Вот так и жили. Работала, растила дочь. Считала каждую копейку. Ох, и трудно жили. Мне за орден Красной Звезды доплачивали семь рублей пятьдесят копеек. Великие деньги, на три буханки хлеба хватало. Только когда исполнилось 20 лет Победы, о нас вспомнили, а так в больнице даже и не знали, что я воевала. На тридцатилетие Победы пригласили в Сталинград. Встретилась с однополчанами. На берегу Волги столкнулись с немецкой делегацией. Немцы о чем-то оживленно переговаривались. Спросили мы переводчика. Он и сказал, что немцы удивляются, как их войска не могли форсировать эту грязную лужу…
Ты вот спрашиваешь, продолжала Мария Яковлевна, как война теперь вспоминается? Знаешь, ничего хорошего не видела. Куча больных, куча болезней, куча хлопот. Одни хлопоты вспоминаются. Лучшие годы война забрала. А теперь вот, усмехнулась Мария Яковлевна, разговаривала я как-то с одним молодым человеком. Институт закончил, в армии служил. Он меня и спрашивает: «Вот скажите, Мария Яковлевна, в бой идти надо, неужели так добровольно и свободно поднимались и шли под пули?» Да, говорю, поднимались и шли, и песни еще пели…» А я бы не пошел…Силком не имеют право…» А тут еще как-то слышала, что мы вообще дураки были, что воевали, сдались бы немцам, так и жили бы теперь, как они, сытно и богато…Такая вот жизнь стала…
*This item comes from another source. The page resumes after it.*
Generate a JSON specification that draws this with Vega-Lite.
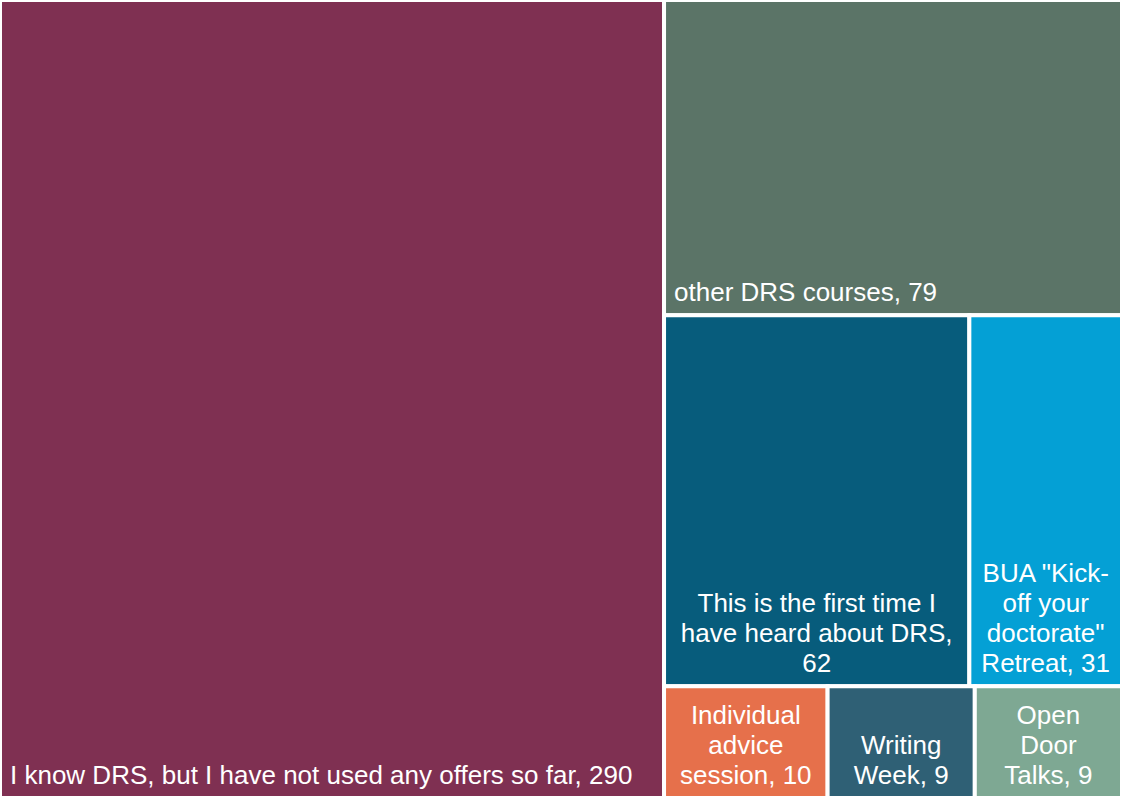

Чего, спрашиваешь, я хочу? А была бы моя воля, поехала на родину, туда, где могилы моих родных. Все бы бросила и полетела, поползла бы…Да не полетишь, когда нет здоровья. Как же я хочу пощупать родную землю, поклониться родным могилам…
Наград у Марии Яковлевны много. Но из всех она больше ценит орден Красной Звезды, боевой орден. Он высший орден медицинской сестры.